Se potesse scegliere una sola pratica da tramandare al futuro, quale sarebbe?
La cucina domestica. Non un piatto, ma un luogo: la tavola di casa, la trasmissione dei gesti, l’apprendimento condiviso. È lì che si custodisce davvero la nostra identità gastronomica. Senza cucina domestica, non esiste cucina italiana.
Qual è oggi il rischio più grande per la cucina italiana? E qual è la sua forza più grande?
Il rischio più grande è l’omologazione: la perdita delle differenze, la standardizzazione, la riduzione del nostro patrimonio a un semplice brand globale.

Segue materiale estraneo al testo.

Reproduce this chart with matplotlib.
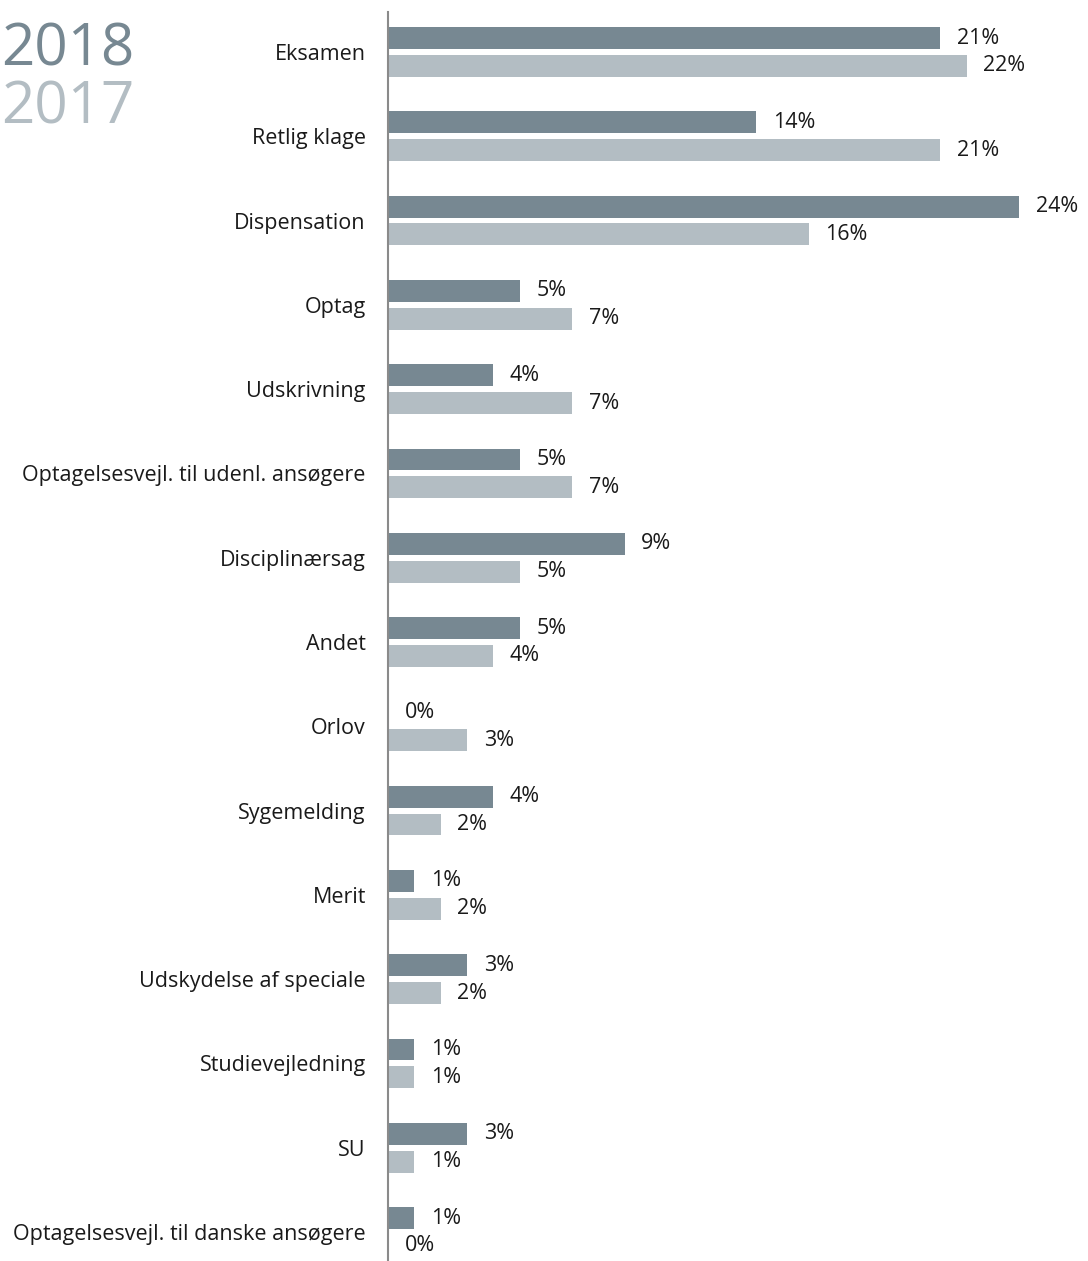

La forza più grande è il contrario: la diversità bioculturale, la pluralità dei territori, l’ingegno delle persone comuni, la creatività popolare. È una cucina che vive nelle case, nei mercati, nei territori. Una e molteplice.
Che cosa desidera che questo riconoscimento apra nel Paese?
Spero apra una stagione nuova: più educazione alimentare, più attenzione alle filiere agricole, più tutela dei territori, più dignità per chi lavora il cibo. Vorrei che riportasse il cibo al centro della vita culturale italiana come linguaggio di identità, relazione e sostenibilità. Il riconoscimento Unesco non chiude un percorso: lo inaugura.